Of the 30 higher-education institutions that collected the most federal research funds in fiscal 2015, 26 maintain formal policies restricting constitutionally protected speech. Six of them—Johns Hopkins, the University of Michigan, Harvard, Penn State, the University of Texas at Austin, and New York University—maintain policies [the Foundation for Individual Rights in Education] categorizes as “substantially restricting freedom of speech.” These 26 colleges and universities took more than $14 billion in federal research funding in fiscal 2015, or nearly 40% of the total disbursed.

The authors suggest that research funding should be tied to protecting the right to free speech.

More to the point, the authors have gone through the looking glass on James Madison’s intent, when he wrote the First Amendment: to protect speakers from those who disagree with them, and who would silence them by force or other pressure. It is not the fault of the speakers that security costs are so high—it’s the fault of the organized protesters who seek to shout them down or commit violence on them. There’s a variety of such groups, all working together. Oathkeepers, whose members infiltrate these groups, gives a good overview of who they really are:

  1. The liberal socialists are primarily coming out of our higher education system. They are comprised of professors, students and under-employed graduates.
  2. Anti-white racist groups (Black Lives Matter, La Raza, Islamic Fundamentalists.  including professors and current and former students who’ve been brainwashed at the universities themselves.
  3. The communists are a much broader spectrum of society with a strong leaning towards immigration issues. [They] actively recruit from a wide pool of candidates, including liberal socialists, the LBGT community, the environmental activists and the anti-white racist groups (Black Lives Matter, La Raza, Islamic Fundamentalists)
  4. The anarchists are by far the most dangerous of these groups. They are organized like militias…. They have a number of former military personnel providing expertise.…To them, everyone is a NAZI or a fascist unless they are an anarchist.

The anarchists, like Antifa, believe in “direct action”: destruction of property, assault of perceived supporters of the President. These are de facto terrorist groups.

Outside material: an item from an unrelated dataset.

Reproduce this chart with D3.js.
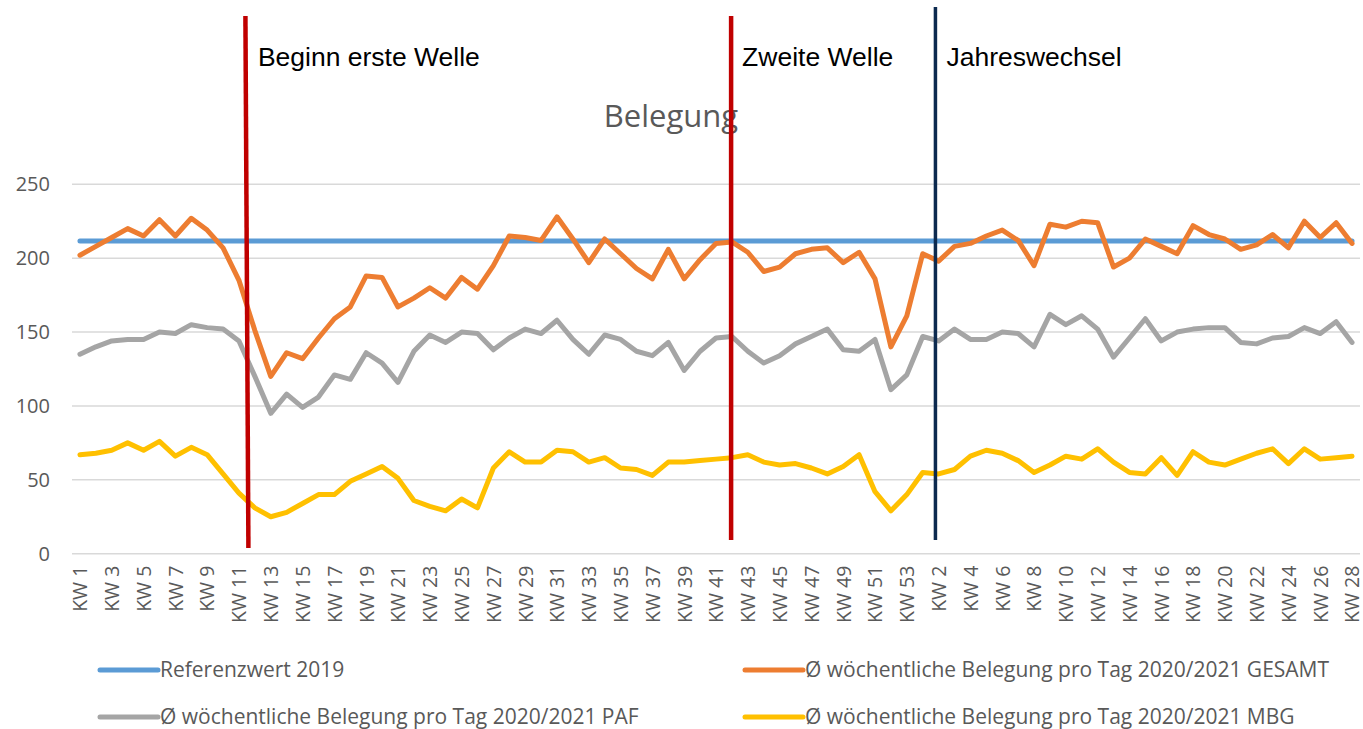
<!DOCTYPE html>
<html lang="de">
<head>
<meta charset="utf-8">
<title>Belegung</title>
<script src="https://cdn.jsdelivr.net/npm/d3@7"></script>
<style>
  body { margin: 0; background: #fff; }
</style>
</head>
<body>
<script>
// Kalenderwochen 2020 (KW 1-53) und 2021 (KW 1-28)
var categories = [
  "KW 1","KW 2","KW 3","KW 4","KW 5","KW 6","KW 7","KW 8","KW 9","KW 10",
  "KW 11","KW 12","KW 13","KW 14","KW 15","KW 16","KW 17","KW 18","KW 19","KW 20",
  "KW 21","KW 22","KW 23","KW 24","KW 25","KW 26","KW 27","KW 28","KW 29","KW 30",
  "KW 31","KW 32","KW 33","KW 34","KW 35","KW 36","KW 37","KW 38","KW 39","KW 40",
  "KW 41","KW 42","KW 43","KW 44","KW 45","KW 46","KW 47","KW 48","KW 49","KW 50",
  "KW 51","KW 52","KW 53",
  "KW 1","KW 2","KW 3","KW 4","KW 5","KW 6","KW 7","KW 8","KW 9","KW 10",
  "KW 11","KW 12","KW 13","KW 14","KW 15","KW 16","KW 17","KW 18","KW 19","KW 20",
  "KW 21","KW 22","KW 23","KW 24","KW 25","KW 26","KW 27","KW 28"
];

var referenz2019 = 211.6;

var gesamt = [
  202, 208, 214, 220, 215, 226, 215, 227, 219, 207,
  185, 151, 120, 136, 132, 146, 159, 167, 188, 187,
  167, 173, 180, 173, 187, 179, 195, 215, 214, 212,
  228, 213, 197, 213, 203, 193, 186, 206, 186, 199,
  210, 211, 204, 191, 194, 203, 206, 207, 197, 204,
  186, 140, 161, 203, 198, 208, 210, 215, 219, 212,
  195, 223, 221, 225, 224, 194, 200, 213, 208, 203,
  222, 216, 213, 206, 209, 216, 207, 225, 214, 224,
  210
];

var paf = [
  135, 140, 144, 145, 145, 150, 149, 155, 153, 152,
  144, 120, 95, 108, 99, 106, 121, 118, 136, 129,
  116, 137, 148, 143, 150, 149, 138, 146, 152, 149,
  158, 145, 135, 148, 145, 137, 134, 143, 124, 137,
  146, 147, 137, 129, 134, 142, 147, 152, 138, 137,
  145, 111, 121, 147, 144, 152, 145, 145, 150, 149,
  140, 162, 155, 161, 152, 133, 146, 159, 144, 150,
  152, 153, 153, 143, 142, 146, 147, 153, 149, 157,
  143
];

var mbg = [
  67, 68, 70, 75, 70, 76, 66, 72, 67, 54,
  41, 31, 25, 28, 34, 40, 40, 49, 54, 59,
  51, 36, 32, 29, 37, 31, 58, 69, 62, 62,
  70, 69, 62, 65, 58, 57, 53, 62, 62, 63,
  64, 65, 67, 62, 60, 61, 58, 54, 59, 67,
  42, 29, 40, 55, 54, 57, 66, 70, 68, 63,
  55, 60, 66, 64, 71, 62, 55, 54, 65, 53,
  69, 62, 60, 64, 68, 71, 61, 71, 64, 65,
  66
];

var yTicks = [0, 50, 100, 150, 200, 250];

// Markierungen: Position als Kategorie-Index (auch zwischen zwei Wochen)
var markers = [
  { label: "Beginn erste Welle", pos: 10.5, color: "#c00000" },
  { label: "Zweite Welle", pos: 40.95, color: "#c00000" },
  { label: "Jahreswechsel", pos: 53.8, color: "#0c2a4f" }
];

var legendItems = [
  { name: "Referenzwert 2019", color: "#5b9bd5" },
  { name: "Ø wöchentliche Belegung pro Tag 2020/2021 GESAMT", color: "#ed7d31" },
  { name: "Ø wöchentliche Belegung pro Tag 2020/2021 PAF", color: "#a5a5a5" },
  { name: "Ø wöchentliche Belegung pro Tag 2020/2021 MBG", color: "#ffc000" }
];

var w = 1363;
var h = 729;
var plotLeft = 72, plotRight = 1360, plotTop = 184.3, plotBottom = 553.7;
var uiFont = "'Open Sans', 'Noto Sans', sans-serif";

var svg = d3.select("body")
  .append("svg")
  .attr("width", w)
  .attr("height", h);

var idx = d3.range(categories.length);

var x = d3.scalePoint()
  .domain(idx)
  .range([plotLeft, plotRight])
  .padding(0.5);

var y = d3.scaleLinear()
  .domain([0, 250])
  .range([plotBottom, plotTop]);

function xAt(p) {
  return x(0) + p * x.step();
}

// grid lines
svg.append("g")
  .selectAll("line")
  .data(yTicks)
  .enter()
  .append("line")
  .attr("x1", plotLeft)
  .attr("x2", plotRight)
  .attr("y1", function(d){ return y(d); })
  .attr("y2", function(d){ return y(d); })
  .attr("stroke", "#d9d9d9")
  .attr("stroke-width", 1.5);

// y axis labels
var yAxis = d3.axisLeft(y)
  .tickValues(yTicks)
  .tickSize(0)
  .tickPadding(0);

svg.append("g")
  .attr("transform", "translate(50,0)")
  .call(yAxis)
  .call(function(g){ g.select(".domain").remove(); })
  .selectAll("text")
  .style("font-family", uiFont)
  .style("font-size", "20px")
  .attr("fill", "#595959");

// x axis labels (every second week)
var xAxis = d3.axisBottom(x)
  .tickValues(idx.filter(function(i){ return i % 2 === 0; }))
  .tickFormat(function(i){ return categories[i]; })
  .tickSize(0);

svg.append("g")
  .attr("transform", "translate(0," + plotBottom + ")")
  .call(xAxis)
  .call(function(g){ g.select(".domain").remove(); })
  .selectAll("text")
  .style("font-family", uiFont)
  .style("font-size", "19.5px")
  .attr("fill", "#595959")
  .attr("text-anchor", "end")
  .attr("dy", "0.35em")
  .attr("transform", "translate(0,12) rotate(-90)")
  .attr("x", 0)
  .attr("y", 0);

// reference line
svg.append("line")
  .attr("x1", x(0))
  .attr("x2", x(idx.length - 1))
  .attr("y1", y(referenz2019))
  .attr("y2", y(referenz2019))
  .attr("stroke", legendItems[0].color)
  .attr("stroke-width", 5)
  .attr("stroke-linecap", "round");

var line = d3.line()
  .x(function(d, i){ return x(i); })
  .y(function(d){ return y(d); });

var seriesList = [
  { values: gesamt, color: legendItems[1].color },
  { values: paf, color: legendItems[2].color },
  { values: mbg, color: legendItems[3].color }
];

svg.selectAll("path.series")
  .data(seriesList)
  .enter()
  .append("path")
  .attr("class", "series")
  .attr("d", function(d){ return line(d.values); })
  .attr("fill", "none")
  .attr("stroke", function(d){ return d.color; })
  .attr("stroke-width", 5)
  .attr("stroke-linejoin", "round")
  .attr("stroke-linecap", "round");

// title
svg.append("text")
  .attr("x", 671)
  .attr("y", 127)
  .attr("text-anchor", "middle")
  .style("font-family", uiFont)
  .style("font-size", "31px")
  .attr("fill", "#595959")
  .text("Belegung");

// marker lines
var mk = svg.selectAll("g.marker")
  .data(markers)
  .enter()
  .append("g")
  .attr("class", "marker");

mk.append("line")
  .attr("x1", function(d, i){ return xAt(d.pos) - (i === 0 ? 1.5 : 0); })
  .attr("x2", function(d, i){ return xAt(d.pos) + (i === 0 ? 1.5 : 0); })
  .attr("y1", function(d, i){ return i === 2 ? 7 : 16; })
  .attr("y2", function(d, i){ return i === 0 ? 548 : 540; })
  .attr("stroke", function(d){ return d.color; })
  .attr("stroke-width", function(d, i){ return i === 2 ? 3.5 : 4.5; });

mk.append("text")
  .attr("x", function(d){ return xAt(d.pos) + 11; })
  .attr("y", 66)
  .style("font-family", "'Liberation Sans', Arial, sans-serif")
  .style("font-size", "26.5px")
  .attr("fill", "#000")
  .text(function(d){ return d.label; });

// legend
var legendPos = [[100, 670], [745, 670], [100, 717], [745, 717]];

var lg = svg.selectAll("g.legend")
  .data(legendItems)
  .enter()
  .append("g")
  .attr("class", "legend")
  .attr("transform", function(d, i){
    return "translate(" + legendPos[i][0] + "," + legendPos[i][1] + ")";
  });

lg.append("line")
  .attr("x1", 0)
  .attr("x2", 58)
  .attr("y1", 0)
  .attr("y2", 0)
  .attr("stroke", function(d){ return d.color; })
  .attr("stroke-width", 5)
  .attr("stroke-linecap", "round");

lg.append("text")
  .attr("x", 60)
  .attr("y", 0)
  .attr("dy", "0.35em")
  .style("font-family", uiFont)
  .style("font-size", "21px")
  .attr("fill", "#595959")
  .text(function(d){ return d.name; });
</script>
</body>
</html>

Many of these, like Refuse Fascism—which sounds like it might be well-intentioned—are in fact leftist-revolutionary groups. Refuse Fascism is actually the Revolutionary Communist Party.

It’s up to the universities to stop allowing these groups to nullify the speech rights of others. The spectacle of anarchists wreaking thousands of dollars of damage at Berkeley is a good example of “allowing.” Some of this is the mistaken belief that protesters have a right to extend “protest” to silencing of would-be speakers and assaulting them when they show up to speak. The First Amendment does not confer the right to prevent those they disagree with from speaking, and prevent others from hearing what they have to say.

The Supreme Court has affirmed the right to speak, even with hate speech, in decisions like R.A.V. vs City of St. Paul. University presidents should put aside their own beliefs and insist that the government enforce the law against groups violating the First Amendment, particularly violent ones.